LE QUOTIDIEN – L’élimination de Dominique Strauss-Kahn de la primaire socialiste peut-elle avoir des répercussions sur le contenu du projet « santé » du PS ?
Dr CLAUDE PIGEMENT – Le projet socialiste n’est qu’un socle. On sait très bien que chaque candidat apportera ensuite son propre éclairage, y compris sur le volet santé. Ce sera le cas, que Dominique Strauss-Kahn soit là ou pas. Examinons les principales propositions santé du projet : remettre l’hôpital public au cœur du système ; demander aux jeunes médecins de commencer leur carrière dans les zones sous-dotées ; enfin privilégier la rémunération au forfait. Sur la place et les missions de l’hôpital, il y a peu de différences entre les « strauss-kahniens », les « hollandais » et les « aubrystes »! La défense du service public hospitalier fait l’unanimité aux PS. À titre personnel, je mets un tout petit bémol : il ne faut pas retomber dans l’hospitalocentrisme. Sur les forfaits, le principe de la mixité des modes de rémunération fait aussi l’unanimité chez les socialistes. De même, je ne vois pas de clivage majeur sur les maisons de santé.
Et sur la liberté d’installation ?
Sur la liberté d’installation, il y a un débat interne au PS, c’est vrai. Le projet officiel va assez loin puisqu’il demande aux jeunes médecins libéraux d’exercer en début de carrière dans les zones qui manquent de praticiens [c’est la position de fermeté défendue notamment par Martine Aubry et le député Christian Paul NDLR]. Marisol Touraine et Jean-Marie Le Guen – deux strauss-kahniens – se sont déjà démarqués de cette idée. Mon analyse est qu’on ne pourra jamais forcer un jeune médecin à s’installer dans un endroit où il ne veut pas. Les mesures incitatives quantitatives – bourses, aides, mesures fiscales – doivent être maintenues mais en allant plus loin dans le cadre d’une vision d’aménagement du territoire. Cela dit, il faudra sans doute une disposition un peu plus directive en prenant exemple sur l’accord signé par les infirmiers libéraux (qui plafonne les nouvelles installations dans les zones surdotées). Mixons tout cela. Je le répète : avec ou sans DSK, le débat sur ce sujet précis aura lieu lors de la primaire.
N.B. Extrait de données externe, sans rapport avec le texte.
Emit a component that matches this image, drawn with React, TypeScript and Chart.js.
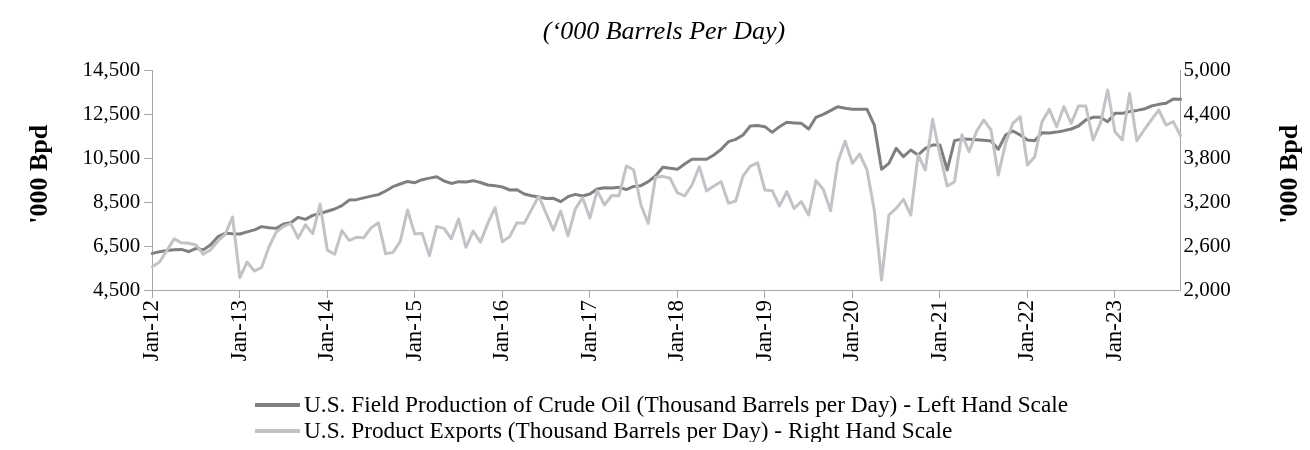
import React, { useEffect, useRef } from "react";
import { Chart, registerables } from "chart.js";

Chart.register(...registerables);

// ---------- data ----------
const MONTH_NAMES = ["Jan", "Feb", "Mar", "Apr", "May", "Jun", "Jul", "Aug", "Sep", "Oct", "Nov", "Dec"];
const YEARS = ["12", "13", "14", "15", "16", "17", "18", "19", "20", "21", "22", "23"];

// U.S. Field Production of Crude Oil ('000 b/d) - left scale
const crudeProduction = [
  6170, 6240, 6300, 6340, 6350, 6250, 6400, 6330, 6560, 6930, 7085, 7060, // 2012
  7054, 7150, 7240, 7390, 7340, 7310, 7510, 7570, 7814, 7722, 7905, 7990, // 2013
  8090, 8194, 8346, 8600, 8620, 8700, 8780, 8850, 9014, 9212, 9334, 9450, // 2014
  9395, 9530, 9600, 9668, 9470, 9360, 9440, 9425, 9486, 9400, 9290, 9250, // 2015
  9200, 9060, 9070, 8878, 8800, 8740, 8670, 8680, 8530, 8756, 8862, 8786, // 2016
  8878, 9106, 9166, 9150, 9180, 9080, 9220, 9258, 9440, 9698, 10094, 10048, // 2017
  10002, 10246, 10459, 10459, 10459, 10656, 10914, 11264, 11370, 11568, 11978, 12000, // 2018
  11948, 11690, 11948, 12146, 12120, 12100, 11842, 12374, 12510, 12680, 12860, 12784, // 2019
  12738, 12738, 12738, 12024, 10002, 10276, 10960, 10580, 10884, 10656, 10960, 11112, // 2020
  11112, 9972, 11310, 11380, 11370, 11350, 11330, 11294, 10914, 11568, 11750, 11568, // 2021
  11340, 11310, 11674, 11660, 11700, 11766, 11842, 11978, 12252, 12374, 12374, 12176, // 2022
  12556, 12556, 12640, 12690, 12750, 12890, 12966, 13012, 13210, 13195, // 2023
];

// U.S. Product Exports ('000 b/d) - right scale
const productExports = [
  2319, 2383, 2540, 2699, 2645, 2640, 2615, 2489, 2550, 2671, 2760, 2999, // 2012
  2169, 2383, 2260, 2310, 2590, 2794, 2871, 2908, 2710, 2892, 2771, 3173, // 2013
  2545, 2489, 2812, 2680, 2720, 2716, 2850, 2920, 2495, 2515, 2665, 3095, // 2014
  2765, 2775, 2470, 2870, 2843, 2700, 2973, 2584, 2805, 2655, 2912, 3128, // 2015
  2661, 2730, 2921, 2912, 3100, 3286, 3049, 2820, 3080, 2740, 3108, 3263, // 2016
  2985, 3360, 3163, 3293, 3290, 3696, 3645, 3163, 2912, 3541, 3555, 3528, // 2017
  3331, 3286, 3436, 3687, 3354, 3422, 3482, 3186, 3218, 3559, 3696, 3740, // 2018
  3368, 3359, 3149, 3345, 3117, 3208, 3026, 3496, 3377, 3085, 3756, 4035, // 2019
  3733, 3860, 3642, 3094, 2137, 3026, 3117, 3240, 3026, 3847, 3642, 4335, // 2020
  3847, 3422, 3482, 4125, 3892, 4166, 4326, 4189, 3573, 4006, 4280, 4371, // 2021
  3710, 3824, 4303, 4471, 4234, 4508, 4280, 4517, 4517, 4052, 4280, 4736, // 2022
  4166, 4052, 4690, 4043, 4189, 4326, 4462, 4257, 4303, 4110, // 2023
];

const allMonths: string[] = [];
YEARS.forEach((y) => MONTH_NAMES.forEach((m) => allMonths.push(`${m}-${y}`)));
const categories = allMonths.slice(0, crudeProduction.length);

const leftTicks = [4500, 6500, 8500, 10500, 12500, 14500];
const rightTicks = [2000, 2600, 3200, 3800, 4400, 5000];

const TITLE = "(\u2018000 Barrels Per Day)";
const AXIS_TITLE = "'000 Bpd";
const SERIES_LABELS = [
  "U.S. Field Production of Crude Oil (Thousand Barrels per Day) - Left Hand Scale",
  "U.S. Product Exports (Thousand Barrels per Day) - Right Hand Scale",
];

// ---------- styling ----------
const FONT = '"Liberation Serif", "Times New Roman", serif';
const DARK = "#7f7f7f";
const LIGHT = "#c3c3c7";
const AXIS = "#a6a6a6";
const TEXT = "#000000";
const W = 1310;
const H = 450;

const fmt = (v: number) => String(Math.round(v)).replace(/\B(?=(\d{3})+(?!\d))/g, ",");

const overlayPlugin = {
  id: "overlay",
  afterDraw(chart: any) {
    const ctx = chart.ctx as CanvasRenderingContext2D;
    const area = chart.chartArea;
    ctx.save();
    ctx.fillStyle = TEXT;

    // title
    ctx.font = `italic 26px ${FONT}`;
    ctx.textAlign = "center";
    ctx.textBaseline = "middle";
    ctx.fillText(TITLE, 664, 32);

    // axis titles
    const midY = (area.top + area.bottom) / 2 - 6;
    ctx.font = `bold 26px ${FONT}`;
    [40, 1290].forEach((x) => {
      ctx.save();
      ctx.translate(x, midY);
      ctx.rotate(-Math.PI / 2);
      ctx.textAlign = "center";
      ctx.textBaseline = "middle";
      ctx.fillText(AXIS_TITLE, 0, 0);
      ctx.restore();
    });

    // legend
    ctx.font = `23.3px ${FONT}`;
    ctx.textAlign = "left";
    ctx.textBaseline = "middle";
    const rows = [405, 431];
    chart.data.datasets.forEach((ds: any, i: number) => {
      const y = rows[i];
      ctx.strokeStyle = ds.borderColor;
      ctx.lineWidth = 4;
      ctx.beginPath();
      ctx.moveTo(255, y);
      ctx.lineTo(300, y);
      ctx.stroke();
      ctx.fillStyle = TEXT;
      ctx.fillText(ds.label, 304, y + 1);
    });
    ctx.restore();
  },
};

export default function App() {
  const canvasRef = useRef<HTMLCanvasElement | null>(null);

  useEffect(() => {
    if (!canvasRef.current) return;
    const chart = new Chart(canvasRef.current, {
      type: "line",
      data: {
        labels: categories,
        datasets: [
          {
            label: SERIES_LABELS[0],
            data: crudeProduction,
            borderColor: DARK,
            backgroundColor: DARK,
            borderWidth: 3,
            pointRadius: 0,
            tension: 0,
            borderJoinStyle: "round",
            borderCapStyle: "round",
            yAxisID: "y",
            order: 1,
          },
          {
            label: SERIES_LABELS[1],
            data: productExports,
            borderColor: LIGHT,
            backgroundColor: LIGHT,
            borderWidth: 3,
            pointRadius: 0,
            tension: 0,
            borderJoinStyle: "round",
            borderCapStyle: "round",
            yAxisID: "y1",
            order: 0,
          },
        ],
      },
      options: {
        responsive: false,
        animation: false,
        events: [],
        layout: { padding: { top: 70.7, left: 0, right: 0, bottom: 0 } },
        plugins: {
          legend: { display: false },
          title: { display: false },
          tooltip: { enabled: false },
        },
        scales: {
          x: {
            type: "category",
            offset: false,
            border: { display: true, color: AXIS, width: 1 },
            grid: { display: true, drawOnChartArea: false, drawTicks: true, tickLength: 8, color: AXIS, lineWidth: 1 },
            ticks: {
              autoSkip: false,
              maxRotation: 90,
              minRotation: 90,
              padding: 2,
              color: TEXT,
              font: { family: FONT, size: 23 },
              callback: (_v: any, i: number) => (i % 12 === 0 ? categories[i] : null),
            },
            afterFit: (s: any) => {
              s.height = 160;
            },
          },
          y: {
            type: "linear",
            position: "left",
            min: 4500,
            max: 14500,
            border: { display: true, color: AXIS, width: 1 },
            grid: { display: true, drawOnChartArea: false, drawTicks: true, tickLength: 8, color: AXIS },
            ticks: { padding: 4, color: TEXT, font: { family: FONT, size: 21 }, callback: (v: any) => fmt(Number(v)) },
            afterBuildTicks: (s: any) => {
              s.ticks = leftTicks.map((v) => ({ value: v }));
            },
            afterFit: (s: any) => {
              s.width = 152.3;
            },
          },
          y1: {
            type: "linear",
            position: "right",
            min: 2000,
            max: 5000,
            border: { display: true, color: AXIS, width: 1 },
            grid: { display: false, drawOnChartArea: false, drawTicks: false },
            ticks: { padding: 3, color: TEXT, font: { family: FONT, size: 21 }, callback: (v: any) => fmt(Number(v)) },
            afterBuildTicks: (s: any) => {
              s.ticks = rightTicks.map((v) => ({ value: v }));
            },
            afterFit: (s: any) => {
              s.width = 129.4;
            },
          },
        },
      },
      plugins: [overlayPlugin],
    } as any);
    return () => chart.destroy();
  }, []);

  return (
    <div style={{ width: W, height: H, margin: -8, position: "relative" }}>
      <canvas ref={canvasRef} width={W} height={H} style={{ display: "block", width: W, height: H }} />
    </div>
  );
}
François Hollande, qui a le vent en poupe, croit-il oui ou non à l’avenir de la médecine libérale ?
Je ne vais pas parler à sa place ! Mais au regard des discussions avec lui, je suis persuadé qu’il veut moderniser la médecine libérale et surtout pas la rayer d’un trait de plume. On est sur l’idée d’un nouveau contrat avec les professionnels de santé. On ne fera pas tourner le système en braquant la profession. Reconnaissons tout de même que les choses ont évolué en médecine libérale. Tout le monde a accepté le principe des maisons de santé. Le développement des forfaits, c’est pareil. Quand je disais, dans les années quatre-vingt, qu’il fallait sortir progressivement du paiement à l’acte, j’étais accusé de vouloir soviétiser la médecine et voué aux gémonies. Les forfaits non seulement se développent mais les médecins veulent les valoriser. Il faut accompagner les changements, mais pas les imposer. J’ajoute qu’il faudra conclure un accord à quatre : il y a l’État, l’assurance-maladie (obligatoire et complémentaire), les médecins mais aussi les usagers.
À votre avis, quels seront les sujets santé « clés » dans la course à la présidentielle ?
J’en vois trois. L’avenir du service public hospitalier, les inégalités territoriales avec la question des déserts médicaux, et enfin le reste à charge croissant des patients puisque, hors ALD, les dépenses de soins courants sont remboursées seulement à 55 %. La question du renoncement aux soins sera forcément dans le débat présidentiel.